State auditor orders probe into public broadcaster stonewalling
Amid anger at plans to scupper new media corporation, government conduct over stalled reforms to be investigated
Raoul Wootliff is a former Times of Israel political correspondent and Daily Briefing podcast producer.
Amid a political storm over Prime Minister Benjamin Netanyahu’s plans to dismantle a newly created public broadcasting corporation, the state comptroller on Wednesday announced a probe into government conduct over the reforms that created the new broadcaster.
State Comptroller Yosef Shapira instructed auditors to begin collecting materials on the issue following significant criticism over the way it had been handled, a statement released by the oversight body said.
The decision was made due to “the volume of statements on the issue, the fate of hundreds of workers and the matter’s public importance.”
In 2014, the Knesset passed wide-reaching reforms closing the ailing Israel Broadcasting Authority, which politicians at the time described as increasingly irrelevant and costly, and replacing it with a new broadcasting corporation called “Kan.”
The legislation, advanced by then-communications minister Gilad Erdan, who is now the public security minister, aimed to ensure greater editorial independence for the new corporation compared to the IBA, exempting it from government oversight rules that apply to most other public corporations and severely curtailing the ability of politicians to intervene in content and senior staff appointments.
In July, however, Netanyahu decided to extend the life of the IBA and delay the launch of the new corporation.
Now, with millions spent and the broadcaster poised to go on air, Netanyahu is seeking to preemptively shut it down altogether and instead “rehabilitate” the IBA.
But Likud-led negotiations suggest that “rehabilitation” will mean more drastic cuts to the IBA, with trade unions reportedly being pushed to accept a further 300 redundancies and a 15 percent cut in salaries across the board.
A spokesman for the State Comptroller’s office told The Times of Israel that the audit would probe both the stalled reforms and the government plans for the IBA.
The Comptroller’s announcement came after the Knesset Economics Affairs Committee held an emergency meeting Wednesday to debate the recent developments where lawmakers from both the coalition and opposition voiced concerns over the long-term damage to Israel’s media landscape.
Finance Minister Moshe Kahlon broke his silence on the issue Monday, threatening to torpedo the effort by vetoing the bill.
Kahlon, a former communications minister from Likud who later struck out to form his own party, boycotted a planned cabinet vote on the issue Sunday, forcing Netanyahu to delay the poll for a week.

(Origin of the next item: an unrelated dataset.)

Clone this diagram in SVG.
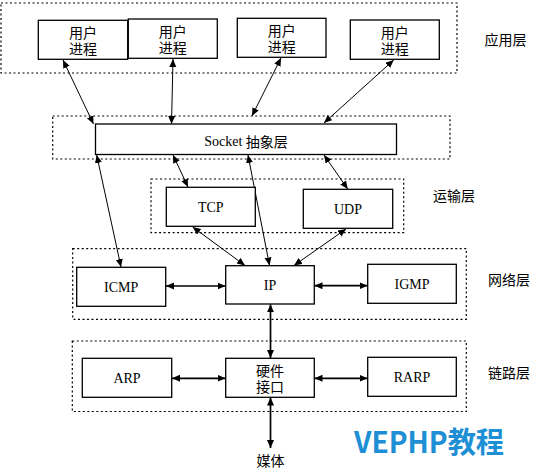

He also skipped the prime minister’s Knesset speech on Monday.
Jewish Home chair Naftali Bennett also said Monday that he would oppose the new bill.
Under coalition agreements, the parties must vote in favor of all media reforms backed by Netanyahu. But it was not immediately clear what that would mean for parties opposing the cancellation of the corporation, which has yet to begin broadcasting.
Opposition leader Isaac Herzog slammed Netanyahu in his Monday speech at the Knesset opening, accusing him of leading “a coup” against Israeli democratic institutions, and especially the media.